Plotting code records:
▼

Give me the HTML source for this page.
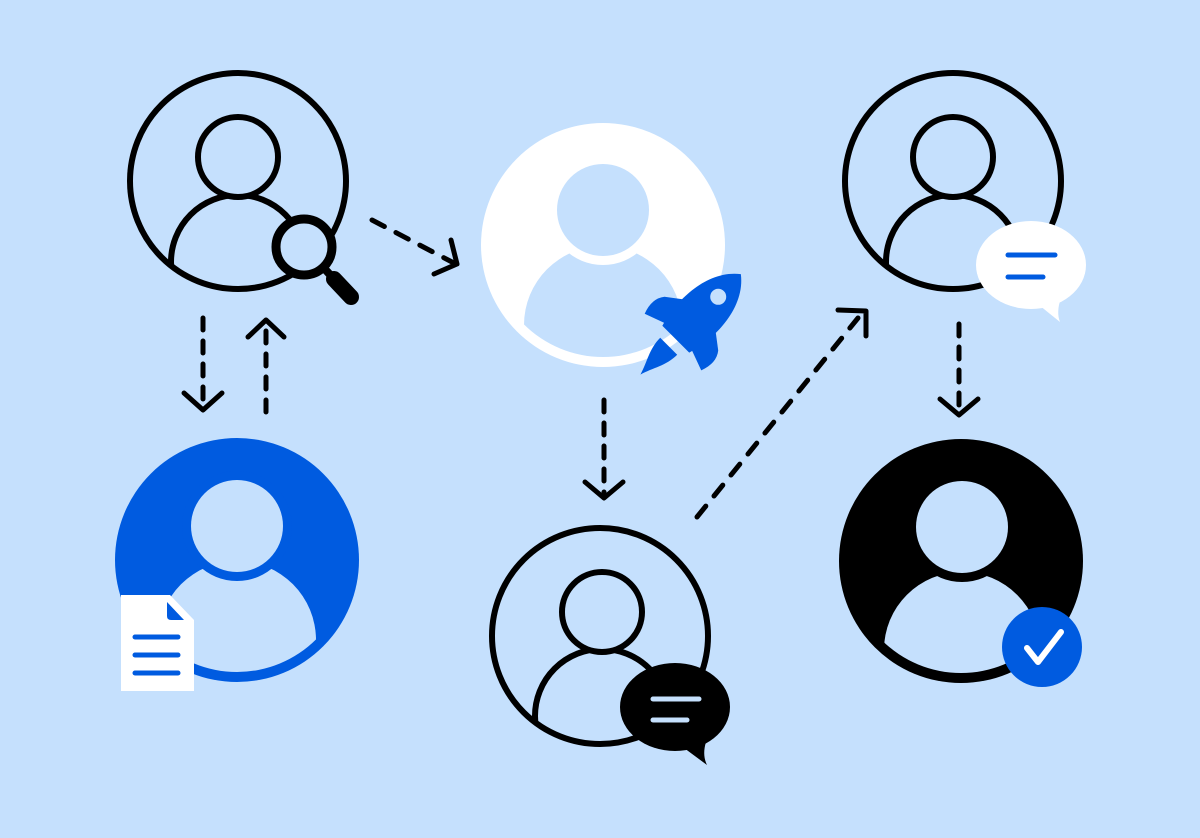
<!DOCTYPE html>
<html><head><style>html,body{margin:0;padding:0;background:#c5e0fd}svg{display:block}</style></head>
<body>
<svg width="1200" height="838" viewBox="0 0 1200 838" xmlns="http://www.w3.org/2000/svg">
<defs>
<clipPath id="c1"><circle cx="238" cy="181" r="106"/></clipPath>
<clipPath id="c4"><circle cx="600" cy="636" r="106"/></clipPath>
<clipPath id="c5"><circle cx="953" cy="181" r="106"/></clipPath>
<clipPath id="c2"><circle cx="603" cy="245" r="112"/></clipPath>
<clipPath id="c3"><circle cx="237" cy="560" r="112"/></clipPath>
<clipPath id="c6"><circle cx="961" cy="561" r="112"/></clipPath>
</defs>
<rect width="1200" height="838" fill="#c5e0fd"/>
<g fill="none" stroke="#000" stroke-width="6">
<circle cx="238" cy="181" r="108"/>
<circle cx="238" cy="262" r="67" clip-path="url(#c1)"/>
<circle cx="238" cy="157" r="40" fill="#c5e0fd"/>
<circle cx="600" cy="636" r="108"/>
<circle cx="602" cy="716" r="67" clip-path="url(#c4)"/>
<circle cx="602" cy="612" r="40" fill="#c5e0fd"/>
<circle cx="953" cy="181" r="108"/>
<circle cx="953" cy="262" r="67" clip-path="url(#c5)"/>
<circle cx="953" cy="157" r="40" fill="#c5e0fd"/>
</g>
<!-- magnifier -->
<line x1="334" y1="279" x2="351" y2="297" stroke="#000" stroke-width="16" stroke-linecap="round"/>
<line x1="322" y1="266" x2="334" y2="279" stroke="#000" stroke-width="8"/>
<circle cx="304" cy="247" r="28" fill="#c5e0fd" stroke="#000" stroke-width="9"/>
<!-- white avatar -->
<circle cx="603" cy="245" r="122" fill="#fff"/>
<circle cx="603" cy="325" r="79" fill="#c5e0fd" clip-path="url(#c2)"/>
<circle cx="603" cy="210" r="55" fill="#fff"/>
<circle cx="603" cy="210" r="46" fill="#c5e0fd"/>
<!-- rocket -->
<g transform="translate(697,318) rotate(45)" fill="#005be0">
<path d="M0,-62 C26,-42 28,0 19,30 L-19,30 C-28,0 -26,-42 0,-62Z"/>
<path d="M-17,-8 L-38,8 Q-46,18 -40,34 L-18,26Z"/>
<path d="M17,-8 L38,8 Q46,18 40,34 L18,26Z"/>
<path d="M-12,40 L12,40 C12,56 4,66 0,80 C-4,66 -12,56 -12,40Z"/>
<circle cx="0" cy="-30" r="8" fill="#c5e0fd"/>
</g>
<!-- blue avatar -->
<circle cx="237" cy="560" r="122" fill="#005be0"/>
<circle cx="237" cy="640" r="79" fill="#c5e0fd" clip-path="url(#c3)"/>
<circle cx="237" cy="526" r="55" fill="#005be0"/>
<circle cx="237" cy="526" r="46" fill="#c5e0fd"/>
<path d="M121,595 L170,595 L194,620 L194,691 L121,691Z" fill="#fff"/>
<path d="M167,602 L167,616 Q167,620 171,620 L184,620Z" fill="#005be0"/>
<g stroke="#005be0" stroke-width="5" stroke-linecap="round">
<line x1="135" y1="637" x2="178" y2="637"/><line x1="135" y1="655" x2="178" y2="655"/><line x1="135" y1="673" x2="178" y2="673"/>
</g>
<!-- black avatar -->
<circle cx="961" cy="561" r="122" fill="#000"/>
<circle cx="962" cy="650" r="78" fill="#c5e0fd" clip-path="url(#c6)"/>
<circle cx="962" cy="527" r="55" fill="#000"/>
<circle cx="962" cy="527" r="46" fill="#c5e0fd"/>
<circle cx="1042" cy="647" r="40" fill="#005be0"/>
<path d="M1027,648 L1038,662 L1061,632" fill="none" stroke="#fff" stroke-width="6" stroke-linecap="round" stroke-linejoin="round"/>
<!-- black bubble -->
<ellipse cx="675" cy="707" rx="55" ry="44" fill="#000"/>
<path d="M680,745 L707,765 Q702,755 706,742Z" fill="#000"/>
<g stroke="#c5e0fd" stroke-width="5" stroke-linecap="round"><line x1="653" y1="699" x2="699" y2="699"/><line x1="653" y1="720" x2="687" y2="720"/></g>
<!-- white bubble -->
<ellipse cx="1031" cy="265" rx="55" ry="44" fill="#fff"/>
<path d="M1034,301 L1060,322 Q1056,312 1061,298Z" fill="#fff"/>
<g stroke="#005be0" stroke-width="5" stroke-linecap="round"><line x1="1008" y1="255" x2="1055" y2="255"/><line x1="1008" y1="277" x2="1043" y2="277"/></g>
<!-- arrows -->
<g fill="none" stroke="#000" stroke-width="5" stroke-linecap="round" stroke-linejoin="round">
<path d="M203,318 L203,406" stroke-dasharray="12,11"/><path d="M184,393 L203,410 L222,393"/>
<path d="M266,412 L266,324" stroke-dasharray="12,11"/><path d="M248,337 L266,320 L284,337"/>
<path d="M372,220 L452,262" stroke-dasharray="14,13"/><path d="M434,274 L457,264 L451,240"/>
<path d="M604,400 L604,494" stroke-dasharray="12,11"/><path d="M585,482 L604,498 L623,482"/>
<path d="M697,517 L858,318" stroke-dasharray="14,13"/><path d="M838,310 L866,311 L866,336"/>
<path d="M959,324 L959,410" stroke-dasharray="12,11"/><path d="M940,399 L959,415 L978,399"/>
</g>
</svg>
</body></html>
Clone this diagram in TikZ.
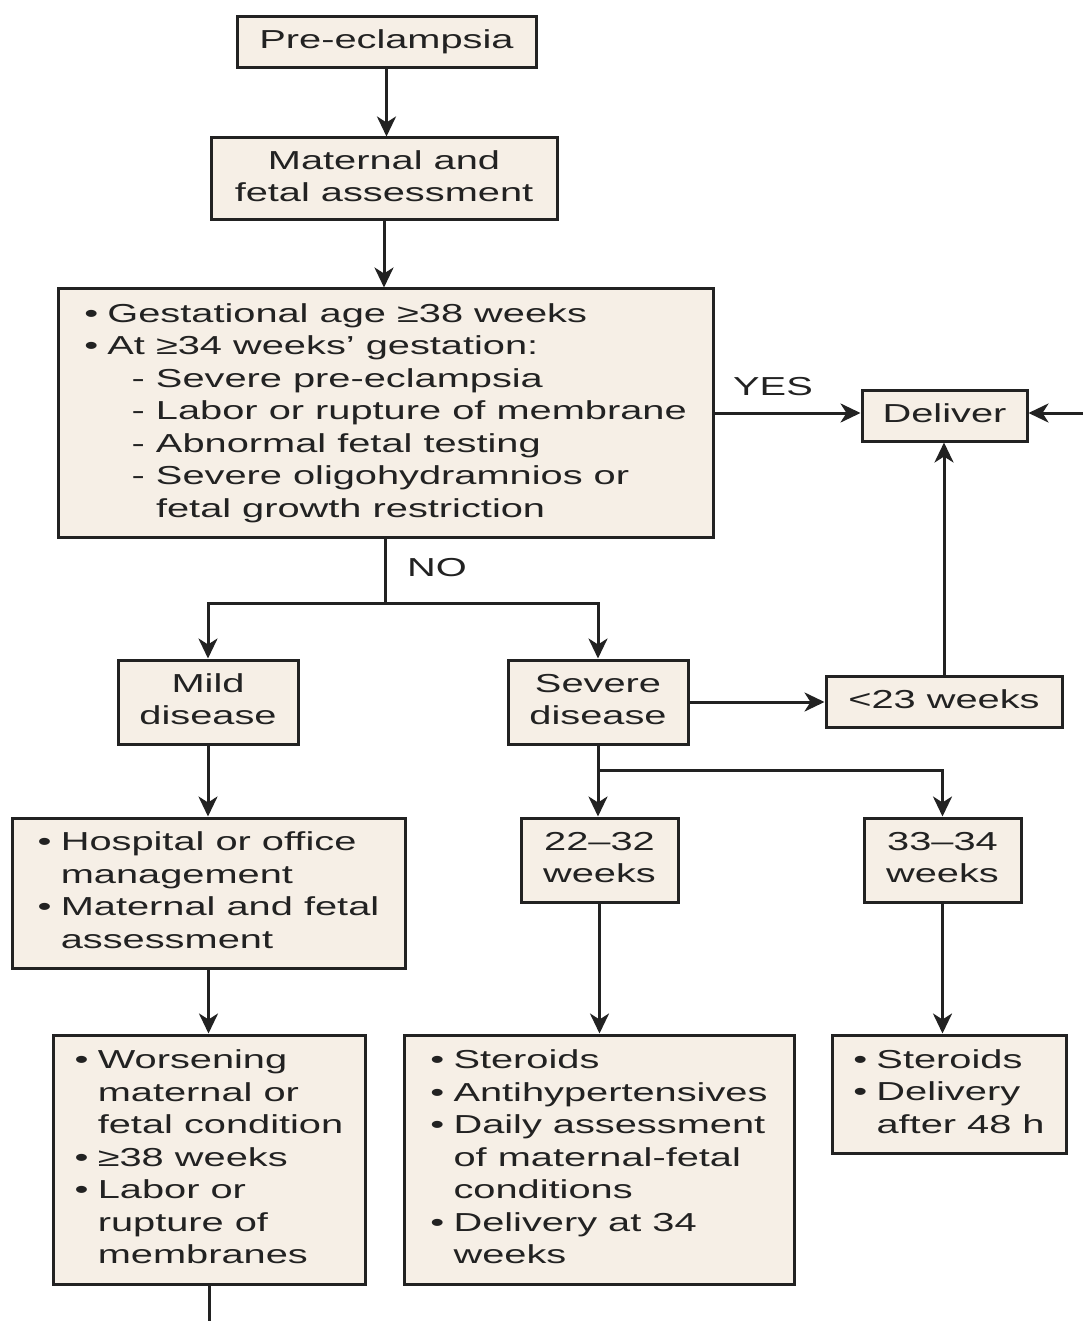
\documentclass[tikz,border=0pt]{standalone}
\usepackage{fontspec}
\usepackage{graphicx}
\setmainfont{Liberation Sans}
\usetikzlibrary{arrows.meta}
\definecolor{boxfill}{HTML}{F6EFE6}
\definecolor{ink}{HTML}{222222}
\newcommand{\sx}[1]{\scalebox{1.53}[1]{#1}}
\newcommand{\tbl}[1]{\sx{\begin{tabular}{@{}l@{}}#1\end{tabular}}}
\newcommand{\tbc}[1]{\sx{\begin{tabular}{@{}c@{}}#1\end{tabular}}}
\newcommand{\bu}{•\hspace{6pt}}
\newcommand{\bul}{\hphantom{•}\hspace{6pt}}
\newcommand{\dsh}{\hspace*{31pt}}
\tikzset{
  box/.style={draw=ink, line width=3pt, fill=boxfill, inner sep=0pt, text=ink,
    font=\fontsize{26}{32.5}\selectfont, anchor=center},
  lbl/.style={inner sep=0pt, text=ink, font=\fontsize{26}{32.5}\selectfont},
  arr/.style={draw=ink, line width=3pt, -{Stealth[length=20pt,width=19pt,inset=6pt]}},
  ln/.style={draw=ink, line width=3pt}
}
\begin{document}
\begin{tikzpicture}[x=1pt,y=-1pt]
\useasboundingbox (0,0) rectangle (1083,1321);
\fill[white] (0,0) rectangle (1083,1321);

\node[box, minimum width=299pt, minimum height=51pt] (pre) at (386.5,42.5) {\tbc{Pre-eclampsia}};
\node[box, minimum width=346pt, minimum height=82pt] (mat) at (384,179) {\tbc{Maternal and\\fetal assessment}};
\node[box, minimum width=655pt, minimum height=248pt] (big) at (385.5,413) {\tbl{\bu Gestational age ≥38 weeks\\
\bu At ≥34 weeks’ gestation:\\
\dsh- Severe pre-eclampsia\\
\dsh- Labor or rupture of membrane\\
\dsh- Abnormal fetal testing\\
\dsh- Severe oligohydramnios or\\
\dsh\hphantom{- }fetal growth restriction}};
\node[box, minimum width=165pt, minimum height=51pt] (deliver) at (944.5,415.5) {\tbc{Deliver}};
\node[box, minimum width=180pt, minimum height=84pt] (mild) at (208,702) {\tbc{Mild\\disease}};
\node[box, minimum width=180pt, minimum height=84pt] (severe) at (598,702) {\tbc{Severe\\disease}};
\node[box, minimum width=236pt, minimum height=51pt] (lt23) at (944,701.5) {\tbc{<23 weeks}};
\node[box, minimum width=393pt, minimum height=150pt] (hosp) at (208.5,893) {\tbl{\bu Hospital or office\\
\bul management\\
\bu Maternal and fetal\\
\bul assessment}};
\node[box, minimum width=157pt, minimum height=84pt] (w2232) at (599.5,860) {\tbc{22–32\\weeks}};
\node[box, minimum width=157pt, minimum height=84pt] (w3334) at (942.5,860) {\tbc{33–34\\weeks}};
\node[box, minimum width=312pt, minimum height=249pt] (worse) at (209,1159.5) {\tbl{\bu Worsening\\
\bul maternal or\\
\bul fetal condition\\
\bu ≥38 weeks\\
\bu Labor or\\
\bul rupture of\\
\bul membranes}};
\node[box, minimum width=390pt, minimum height=249pt] (mid) at (599,1159.5) {\tbl{\bu Steroids\\
\bu Antihypertensives\\
\bu Daily assessment\\
\bul of maternal-fetal\\
\bul conditions\\
\bu Delivery at 34\\
\bul weeks}};
\node[box, minimum width=234pt, minimum height=118pt] (right) at (949,1094) {\tbl{\bu Steroids\\
\bu Delivery\\
\bul after 48 h}};

\node[lbl] (yes) at (773,387) {\sx{YES}};
\node[lbl] (no) at (437,568) {\sx{NO}};

\coordinate (split1) at (385.5,603);
\coordinate (split2) at (598,770);
\coordinate (edge) at (1083,413);
\coordinate (bot) at (209,1321);

\draw[arr] (pre.south) -- (pre.south |- mat.north);
\draw[arr] (mat.south) -- (mat.south |- big.north);
\draw[arr] (big.east) -- (big.east -| deliver.west);
\draw[arr] (edge) -- (edge -| deliver.east);
\draw[ln] (big.south) -- (split1);
\draw[arr] (split1) -| (mild.north);
\draw[arr] (split1) -| (severe.north);
\draw[arr] (severe.east) -- (severe.east -| lt23.west);
\draw[arr] (lt23.north) -- (lt23.north |- deliver.south);
\draw[ln] (severe.south) -- (split2);
\draw[arr] (split2) -- (split2 |- w2232.north);
\draw[arr] (split2) -| (w3334.north);
\draw[arr] (mild) -- (mild.south |- hosp.north);
\draw[arr] (hosp.south) -- (hosp.south |- worse.north);
\draw[arr] (w2232.south) -- (w2232.south |- mid.north);
\draw[arr] (w3334.south) -- (w3334.south |- right.north);
\draw[ln] (worse.south) -- (bot);
\end{tikzpicture}
\end{document}
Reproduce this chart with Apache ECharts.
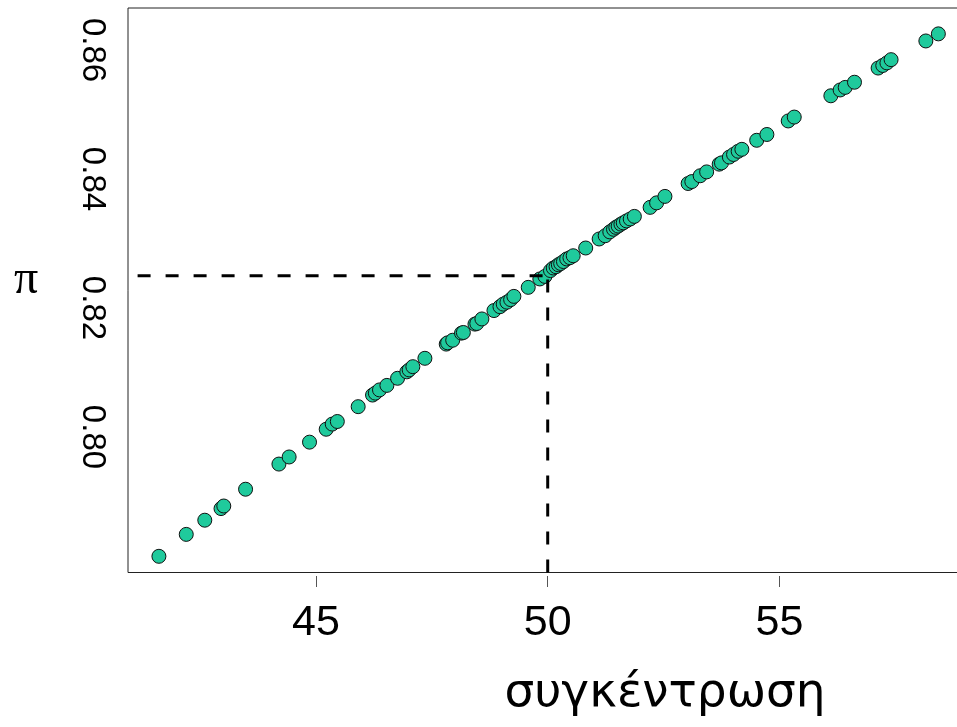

▲

What you should do:
Every line in the data above that contains "this" needs to be copied.

Task output:
Give me the HTML source for this page.
Clone this diagram in TikZ.
Reproduce this chart with Apache ECharts.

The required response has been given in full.